### WORK INSTRUCTIONS
Retype the data that follows line by line, exactly, and leave its pictures out.

** START OF SUPPLIED INFORMATION **

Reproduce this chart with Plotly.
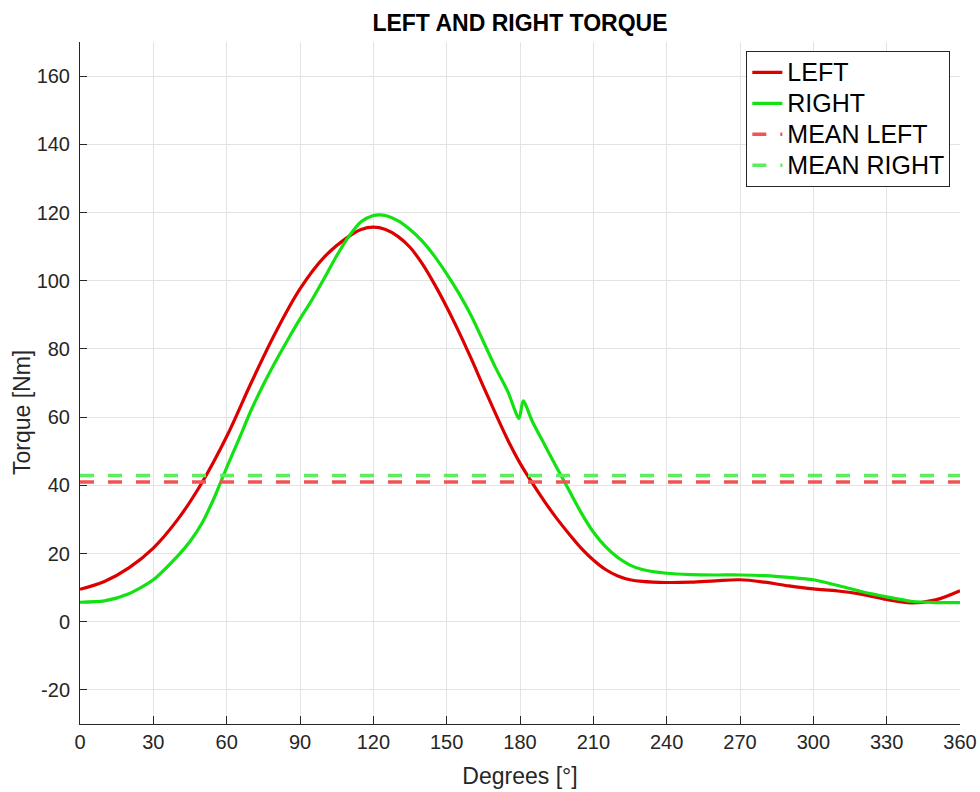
import plotly.graph_objects as go

# Crank angle (degrees) and torque readings (Nm)
deg_left = [0, 10, 20, 30, 40, 50, 60, 70, 80, 90, 100, 110, 115, 120, 125, 130, 135,
            140, 145, 150, 155, 160, 165, 170, 175, 180, 185, 190, 195, 200, 205, 210,
            215, 220, 225, 230, 240, 250, 260, 270, 280, 290, 300, 310, 320, 330, 340,
            350, 360]
torque_left = [9.5, 11.8, 15.8, 21.6, 30.0, 40.9, 54.3, 70.0, 84.8, 97.6, 107.0, 113.0,
               115.0, 115.7, 115.0, 113.0, 109.8, 105.0, 99.0, 92.3, 85.0, 77.2, 69.0,
               61.0, 53.3, 46.5, 40.7, 35.3, 30.3, 25.8, 21.6, 18.1, 15.3, 13.4, 12.3,
               11.8, 11.5, 11.6, 12.0, 12.3, 11.6, 10.5, 9.6, 9.0, 8.0, 6.5, 5.5, 6.4, 9.1]

deg_right = [0, 10, 20, 30, 40, 45, 50, 55, 60, 65, 70, 75, 80, 85, 90, 95, 100, 105,
             110, 115, 120, 122.5, 125, 130, 135, 140, 145, 150, 155, 160, 170, 175,
             179.6, 181.3, 185, 190, 195, 200, 205, 210, 215, 220, 225, 230, 240, 250,
             260, 270, 280, 290, 300, 310, 320, 330, 340, 350, 360]
torque_right = [5.7, 6.1, 8.2, 12.3, 19.3, 23.5, 29.0, 36.5, 45.2, 53.5, 62.0, 69.5,
                76.3, 82.7, 88.8, 94.5, 100.8, 107.3, 113.0, 117.3, 119.1, 119.3, 119.1,
                117.6, 115.0, 111.6, 107.2, 102.0, 96.3, 89.8, 74.5, 67.5, 59.6, 64.8,
                58.8, 52.0, 45.2, 38.6, 32.0, 26.3, 22.0, 18.8, 16.6, 15.3, 14.2, 13.8,
                13.7, 13.7, 13.5, 13.0, 12.3, 10.6, 8.8, 7.3, 6.0, 5.6, 5.6]

mean_left = 41.0
mean_right = 42.9

x_ticks = list(range(0, 361, 30))
y_ticks = list(range(-20, 161, 20))

FONT = "Liberation Sans, Arial, sans-serif"
AXIS_COLOR = "#262626"
GRID_COLOR = "#e3e3e3"


def legend_label(text):
    # larger glyphs than the legend's row height so the rows stay compact
    return f'<span style="font-size:25px">{text}</span>'


fig = go.Figure()
fig.add_trace(go.Scatter(x=deg_left, y=torque_left, mode="lines", name=legend_label("LEFT"),
                         line=dict(color="#dc0000", width=3.2, shape="spline", smoothing=1.0)))
fig.add_trace(go.Scatter(x=deg_right, y=torque_right, mode="lines", name=legend_label("RIGHT"),
                         line=dict(color="#12e212", width=3.2, shape="spline", smoothing=0.7)))
fig.add_trace(go.Scatter(x=[0, 360], y=[mean_left, mean_left], mode="lines",
                         name=legend_label("MEAN LEFT"),
                         line=dict(color="#f05555", width=3.5, dash="14px,14px")))
fig.add_trace(go.Scatter(x=[0, 360], y=[mean_right, mean_right], mode="lines",
                         name=legend_label("MEAN RIGHT"),
                         line=dict(color="#5ced5c", width=3.5, dash="14px,14px")))

fig.update_layout(
    width=980, height=792,
    margin=dict(l=80, r=20, t=42, b=68),
    paper_bgcolor="white", plot_bgcolor="white",
    font=dict(family=FONT, color=AXIS_COLOR),
    title=dict(text="<b>LEFT AND RIGHT TORQUE</b>", x=520 / 980, xanchor="center",
               y=1 - 23 / 792, yanchor="middle", xref="container", yref="container",
               font=dict(family=FONT, size=23, color="black")),
    legend=dict(x=0.989, xanchor="right", y=0.987, yanchor="top",
                bgcolor="white", bordercolor=AXIS_COLOR, borderwidth=1,
                font=dict(family=FONT, size=21.5, color="black"),
                itemwidth=30, tracegroupgap=0),
    showlegend=True,
    annotations=[dict(text="Torque [Nm]", textangle=-90, showarrow=False,
                      xref="paper", yref="paper", x=-(80 - 22) / 880, y=(724 - 413) / 682,
                      xanchor="center", yanchor="middle",
                      font=dict(family=FONT, size=23, color=AXIS_COLOR))],
)

fig.update_xaxes(
    range=[0, 360], tickvals=x_ticks, ticktext=[str(v) for v in x_ticks],
    showgrid=True, gridcolor=GRID_COLOR, gridwidth=1, zeroline=False,
    showline=True, linecolor=AXIS_COLOR, linewidth=1, mirror=False,
    ticks="inside", ticklen=8, tickcolor=AXIS_COLOR,
    tickfont=dict(family=FONT, size=20, color=AXIS_COLOR),
    title=dict(text="Degrees [°]", font=dict(family=FONT, size=23, color=AXIS_COLOR), standoff=15),
    automargin=False,
)
fig.update_yaxes(
    range=[-30, 170], tickvals=y_ticks, ticktext=[str(v) for v in y_ticks],
    showgrid=True, gridcolor=GRID_COLOR, gridwidth=1, zeroline=False,
    showline=True, linecolor=AXIS_COLOR, linewidth=1, mirror=False,
    ticks="inside", ticklen=7, tickcolor=AXIS_COLOR, ticklabelstandoff=5,
    tickfont=dict(family=FONT, size=20, color=AXIS_COLOR),
    automargin=False,
)

fig.write_html("out.html")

** END OF SUPPLIED INFORMATION **

### FULL SOLUTION
Reproduce this chart with Plotly.
import plotly.graph_objects as go

# Crank angle (degrees) and torque readings (Nm)
deg_left = [0, 10, 20, 30, 40, 50, 60, 70, 80, 90, 100, 110, 115, 120, 125, 130, 135,
            140, 145, 150, 155, 160, 165, 170, 175, 180, 185, 190, 195, 200, 205, 210,
            215, 220, 225, 230, 240, 250, 260, 270, 280, 290, 300, 310, 320, 330, 340,
            350, 360]
torque_left = [9.5, 11.8, 15.8, 21.6, 30.0, 40.9, 54.3, 70.0, 84.8, 97.6, 107.0, 113.0,
               115.0, 115.7, 115.0, 113.0, 109.8, 105.0, 99.0, 92.3, 85.0, 77.2, 69.0,
               61.0, 53.3, 46.5, 40.7, 35.3, 30.3, 25.8, 21.6, 18.1, 15.3, 13.4, 12.3,
               11.8, 11.5, 11.6, 12.0, 12.3, 11.6, 10.5, 9.6, 9.0, 8.0, 6.5, 5.5, 6.4, 9.1]

deg_right = [0, 10, 20, 30, 40, 45, 50, 55, 60, 65, 70, 75, 80, 85, 90, 95, 100, 105,
             110, 115, 120, 122.5, 125, 130, 135, 140, 145, 150, 155, 160, 170, 175,
             179.6, 181.3, 185, 190, 195, 200, 205, 210, 215, 220, 225, 230, 240, 250,
             260, 270, 280, 290, 300, 310, 320, 330, 340, 350, 360]
torque_right = [5.7, 6.1, 8.2, 12.3, 19.3, 23.5, 29.0, 36.5, 45.2, 53.5, 62.0, 69.5,
                76.3, 82.7, 88.8, 94.5, 100.8, 107.3, 113.0, 117.3, 119.1, 119.3, 119.1,
                117.6, 115.0, 111.6, 107.2, 102.0, 96.3, 89.8, 74.5, 67.5, 59.6, 64.8,
                58.8, 52.0, 45.2, 38.6, 32.0, 26.3, 22.0, 18.8, 16.6, 15.3, 14.2, 13.8,
                13.7, 13.7, 13.5, 13.0, 12.3, 10.6, 8.8, 7.3, 6.0, 5.6, 5.6]

mean_left = 41.0
mean_right = 42.9

x_ticks = list(range(0, 361, 30))
y_ticks = list(range(-20, 161, 20))

FONT = "Liberation Sans, Arial, sans-serif"
AXIS_COLOR = "#262626"
GRID_COLOR = "#e3e3e3"


def legend_label(text):
    # larger glyphs than the legend's row height so the rows stay compact
    return f'<span style="font-size:25px">{text}</span>'


fig = go.Figure()
fig.add_trace(go.Scatter(x=deg_left, y=torque_left, mode="lines", name=legend_label("LEFT"),
                         line=dict(color="#dc0000", width=3.2, shape="spline", smoothing=1.0)))
fig.add_trace(go.Scatter(x=deg_right, y=torque_right, mode="lines", name=legend_label("RIGHT"),
                         line=dict(color="#12e212", width=3.2, shape="spline", smoothing=0.7)))
fig.add_trace(go.Scatter(x=[0, 360], y=[mean_left, mean_left], mode="lines",
                         name=legend_label("MEAN LEFT"),
                         line=dict(color="#f05555", width=3.5, dash="14px,14px")))
fig.add_trace(go.Scatter(x=[0, 360], y=[mean_right, mean_right], mode="lines",
                         name=legend_label("MEAN RIGHT"),
                         line=dict(color="#5ced5c", width=3.5, dash="14px,14px")))

fig.update_layout(
    width=980, height=792,
    margin=dict(l=80, r=20, t=42, b=68),
    paper_bgcolor="white", plot_bgcolor="white",
    font=dict(family=FONT, color=AXIS_COLOR),
    title=dict(text="<b>LEFT AND RIGHT TORQUE</b>", x=520 / 980, xanchor="center",
               y=1 - 23 / 792, yanchor="middle", xref="container", yref="container",
               font=dict(family=FONT, size=23, color="black")),
    legend=dict(x=0.989, xanchor="right", y=0.987, yanchor="top",
                bgcolor="white", bordercolor=AXIS_COLOR, borderwidth=1,
                font=dict(family=FONT, size=21.5, color="black"),
                itemwidth=30, tracegroupgap=0),
    showlegend=True,
    annotations=[dict(text="Torque [Nm]", textangle=-90, showarrow=False,
                      xref="paper", yref="paper", x=-(80 - 22) / 880, y=(724 - 413) / 682,
                      xanchor="center", yanchor="middle",
                      font=dict(family=FONT, size=23, color=AXIS_COLOR))],
)

fig.update_xaxes(
    range=[0, 360], tickvals=x_ticks, ticktext=[str(v) for v in x_ticks],
    showgrid=True, gridcolor=GRID_COLOR, gridwidth=1, zeroline=False,
    showline=True, linecolor=AXIS_COLOR, linewidth=1, mirror=False,
    ticks="inside", ticklen=8, tickcolor=AXIS_COLOR,
    tickfont=dict(family=FONT, size=20, color=AXIS_COLOR),
    title=dict(text="Degrees [°]", font=dict(family=FONT, size=23, color=AXIS_COLOR), standoff=15),
    automargin=False,
)
fig.update_yaxes(
    range=[-30, 170], tickvals=y_ticks, ticktext=[str(v) for v in y_ticks],
    showgrid=True, gridcolor=GRID_COLOR, gridwidth=1, zeroline=False,
    showline=True, linecolor=AXIS_COLOR, linewidth=1, mirror=False,
    ticks="inside", ticklen=7, tickcolor=AXIS_COLOR, ticklabelstandoff=5,
    tickfont=dict(family=FONT, size=20, color=AXIS_COLOR),
    automargin=False,
)

fig.write_html("out.html")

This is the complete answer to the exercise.